While we all experience anxiety from time to time, each of us with our own personal triggers, anxiety can build up in our bodies and manifest in unexpected ways. It’s all valid, from having an embarrassing freakout with friends for no apparent reason, to eating most of the contents in our fridge without noticing that anything’s off.
While we all know stress eating is a thing, can food help us manage our anxiety? There’s a clear link between anxiety and our stomachs, with our stomachs usually being one of the first parts in our bodies that signal our brains that we’re feeling anxious. When stressed out, it’s common to experience a change in our diets, whether that’s a lack of appetite, too much appetite or feeling nauseous.
Health and nutrition educator Jodi Godfrey, MS, RD, spoke to Psycom and explained a bit more about this link. “Researchers now refer to the gut as the second brain. When essential nutrients are not sufficiently available, there is a direct effect on the production of neurotransmitters and brain chemistry that can increase or lessen anxiety-related behaviors.”

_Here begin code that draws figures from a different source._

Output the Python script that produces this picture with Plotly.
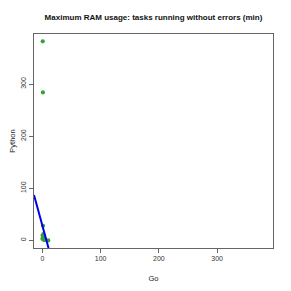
import plotly.graph_objects as go

# data (Go vs Python max RAM usage, min)
go_vals = [0.5, 0.8, 1.0, 0.3, 1.5, 2.0, 3.0, 0.0, 2.5, 4.0, 1.0, 5.0, 10.0]
py_vals = [382, 284, 28, 10, 12, 8, 5, 3, 1, 2, 6, 1, 0]
fit_intercept = 28.0
fit_slope = -4.08
axis_range = [-14.5, 396]
tick_vals = [0, 100, 200, 300]
title = "Maximum RAM usage: tasks running without errors (min)"

FONT = "Liberation Sans, Arial, sans-serif"

fig = go.Figure()
fig.add_trace(go.Scatter(
    x=go_vals, y=py_vals, mode="markers",
    marker=dict(color="#3aa03a", size=4.2, line=dict(width=0)),
    showlegend=False, cliponaxis=True))
lx = [axis_range[0], axis_range[1]]
ly = [fit_intercept + fit_slope * v for v in lx]
fig.add_trace(go.Scatter(
    x=lx, y=ly, mode="lines",
    line=dict(color="#0000ee", width=2),
    showlegend=False))

axis_common = dict(
    range=axis_range, tickvals=tick_vals, showgrid=False, zeroline=False,
    showline=True, linecolor="#666666", linewidth=1, mirror=True,
    ticks="outside", ticklen=4, tickcolor="#666666", automargin=False,
    tickfont=dict(family=FONT, size=7, color="#333333"),
    title_font=dict(family=FONT, size=7.5, color="#222222"),
)
fig.update_xaxes(**axis_common, title_text="Go", title_standoff=14)
fig.update_yaxes(**axis_common, title_text="Python", tickangle=-90, title_standoff=11)

fig.update_layout(
    width=283, height=283,
    margin=dict(l=26, r=18, t=26, b=43, autoexpand=False),
    paper_bgcolor="white", plot_bgcolor="white",
    title=dict(text="<b>" + title + "</b>", x=0.5, xref="paper", y=1 - 9 / 283,
               yanchor="middle", xanchor="center", automargin=False,
               font=dict(family=FONT, size=8, color="#111111")),
)
fig.write_html("out.html")
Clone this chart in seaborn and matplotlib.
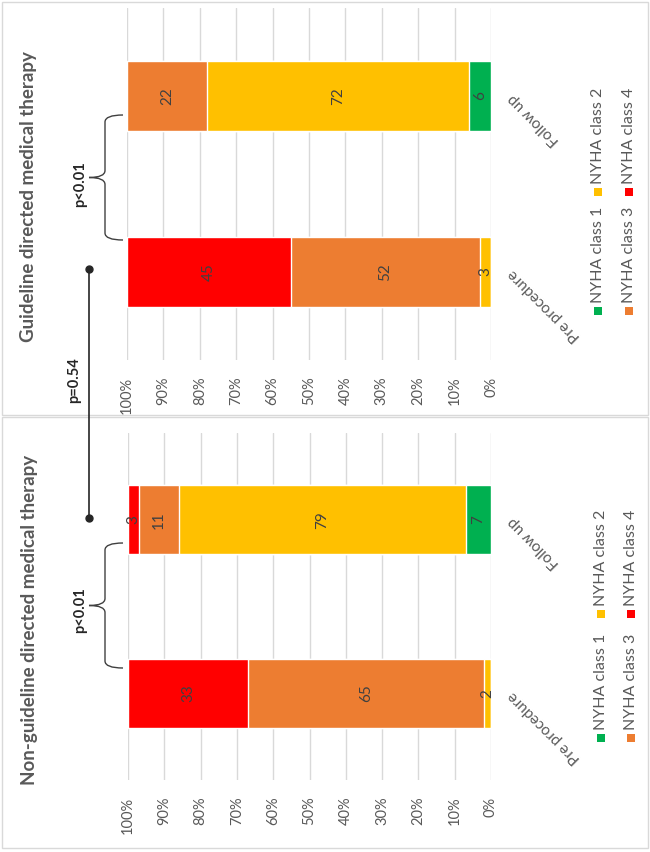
import numpy as np
import pandas as pd
import seaborn as sns
import matplotlib.pyplot as plt
from matplotlib.patches import Rectangle, PathPatch
from matplotlib.path import Path
from matplotlib.lines import Line2D

# Data (percent of patients per NYHA class)
timepoints = ['Pre procedure', 'Follow up']
nyha_classes = ['NYHA class 1', 'NYHA class 2', 'NYHA class 3', 'NYHA class 4']
nyha_colors = ['#00B050', '#FFC000', '#ED7D31', '#FF0000']

non_gdmt_pre = [0, 2, 65, 33]
non_gdmt_follow = [7, 79, 11, 3]
gdmt_pre = [0, 3, 52, 45]
gdmt_follow = [6, 72, 22, 0]

pct_ticks = list(range(0, 101, 10))

W, H = 650, 852
GRAY = '#595959'


def fx(x):
    return x / W


def fy(y):
    return 1 - y / H


sns.set_style('white')
plt.rcParams['font.family'] = ['Lato', 'DejaVu Sans']

fig = plt.figure(figsize=(6.5, 8.52), dpi=100)


def make_df(pre, follow):
    rows = []
    for t, vals in zip(timepoints, [pre, follow]):
        cum = np.cumsum(vals)
        for c, v, s in zip(nyha_classes, vals, cum):
            rows.append({'time': t, 'nyha': c, 'value': v, 'cum': s})
    return pd.DataFrame(rows)


def draw_panel(box, pre, follow):
    x0, y0, x1, y1 = box
    ax = fig.add_axes([fx(x0), fy(y1), (x1 - x0) / W, (y1 - y0) / H])
    df = make_df(pre, follow)
    order = ['Follow up', 'Pre procedure']
    # stacked bars: draw cumulative totals from the top class down
    for c, col in reversed(list(zip(nyha_classes, nyha_colors))):
        sub = df[df['nyha'] == c]
        sns.barplot(data=sub, x='cum', y='time', order=order, color=col,
                    saturation=1, width=0.4, ax=ax, orient='h')
    for _, r in df.iterrows():
        if r['value'] > 0:
            ax.text(r['cum'] - r['value'] / 2, order.index(r['time']), str(r['value']),
                    rotation=90, ha='center', va='center', fontsize=11, color='#404040')
    ax.set_xlim(100, 0)
    ax.set_xticks(pct_ticks)
    ax.set_xticklabels([f'{v}%' for v in pct_ticks], rotation=90)
    ax.grid(axis='x', color='#D9D9D9', lw=1)
    ax.set_axisbelow(True)
    ax.tick_params(axis='x', length=0, pad=12, labelsize=10.5, labelcolor=GRAY)
    ax.yaxis.tick_right()
    ax.set_yticks([0, 1])
    ax.set_yticklabels(order, rotation=135, rotation_mode='anchor', ha='right', va='center')
    ax.tick_params(axis='y', length=0, pad=14, labelsize=11, labelcolor=GRAY)
    ax.set_xlabel('')
    ax.set_ylabel('')
    sns.despine(ax=ax, left=True, bottom=True)
    return ax


def legend(x_cols, y_rows):
    # x_cols: centre x of the two columns, y_rows: marker centre y of the two rows
    for i, (c, col) in enumerate(zip(nyha_classes, nyha_colors)):
        xc = x_cols[i // 2]
        yc = y_rows[i % 2]
        s = 8
        fig.add_artist(Rectangle((fx(xc - s / 2), fy(yc + s / 2)), s / W, s / H,
                                 transform=fig.transFigure, color=col, lw=0))
        fig.text(fx(xc), fy(yc - 8), c, rotation=90, ha='center', va='bottom',
                 fontsize=11.5, color=GRAY)


def brace(x_line, x_end, x_tip, y_top, y_bot, r=7):
    ym = (y_top + y_bot) / 2
    pts = [(x_end, y_top), (x_line, y_top), (x_line, y_top + r), (x_line, ym - r),
           (x_line, ym), (x_tip, ym), (x_line, ym), (x_line, ym + r),
           (x_line, y_bot - r), (x_line, y_bot), (x_end, y_bot)]
    codes = [Path.MOVETO, Path.CURVE3, Path.CURVE3, Path.LINETO,
             Path.CURVE3, Path.CURVE3, Path.CURVE3, Path.CURVE3,
             Path.LINETO, Path.CURVE3, Path.CURVE3]
    path = Path([(fx(x), fy(y)) for x, y in pts], codes)
    fig.add_artist(PathPatch(path, transform=fig.transFigure, fill=False,
                             edgecolor='#404040', lw=1))


# panel frames
for y_a, y_b in [(2, 415), (417, 848)]:
    fig.add_artist(Rectangle((fx(2), fy(y_b)), (648 - 2) / W, (y_b - y_a) / H,
                             transform=fig.transFigure, fill=False,
                             edgecolor='#D9D9D9', lw=1))

# Guideline directed (top) and non-guideline (bottom) panels
draw_panel((127, 8, 491, 360), gdmt_pre, gdmt_follow)
draw_panel((128, 433, 491, 780), non_gdmt_pre, non_gdmt_follow)

fig.text(fx(29), fy(197), 'Guideline directed medical therapy', rotation=90,
         ha='center', va='center', fontsize=13.5, fontweight='bold', color=GRAY)
fig.text(fx(30), fy(620), 'Non-guideline directed medical therapy', rotation=90,
         ha='center', va='center', fontsize=13.5, fontweight='bold', color=GRAY)

legend((598, 629), (311, 192))
legend((601, 631), (738, 614))

# significance annotations
brace(105, 123, 89, 115, 240)
brace(105, 123, 89, 543, 668)
fig.text(fx(80), fy(184), 'p<0.01', rotation=90, ha='center', va='center',
         fontsize=10.5, fontweight='bold', color='#262626')
fig.text(fx(80), fy(610), 'p<0.01', rotation=90, ha='center', va='center',
         fontsize=10.5, fontweight='bold', color='#262626')

fig.add_artist(Line2D([fx(89), fx(89)], [fy(269), fy(518)], transform=fig.transFigure,
                      color='#262626', lw=1.2, marker='o', markersize=5))
fig.text(fx(74), fy(380), 'p=0.54', rotation=90, ha='center', va='center',
         fontsize=10.5, fontweight='bold', color='#262626')

fig.savefig('out.png', dpi=100)
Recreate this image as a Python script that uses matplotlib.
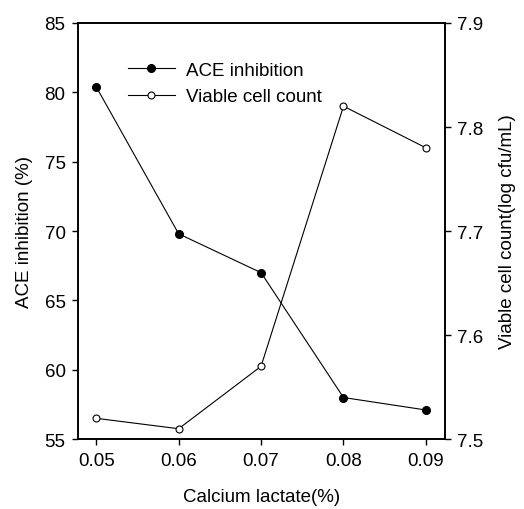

She says that switching up your diet can have a positive outcome on your anxiety and that this change shouldn’t be as daunting as some make it out to be. “The most important and simple dietary change for anyone who has anxiety is to plan meals around whole foods, lowering or eliminating the number of processed foods including sweets and snack food.”
There’s no clear explanation for the connection between anxiety and stress, but like most mental health conditions, a healthy diet and a regular sleep schedule can produce significant benefits. When it comes to the foods people should eat, The Huffington Post spoke to several experts who recommend foods that contain nutrients like zinc, magnesium, vitamin B, and fatty acids. These experts recommend having these foods for breakfast, that way you’re able to set the tone for the rest of your day.
Foods like avocados, eggs, yogurt and salmon are simple foods that are filling and that can be incorporated into a variety of breakfast dishes. These foods contain healthy fats, oils and proteins. When used properly and not paired with heavy foods, they’ll leave you feeling satisfied and not bloated, which is a feeling that is often associated with anxiety.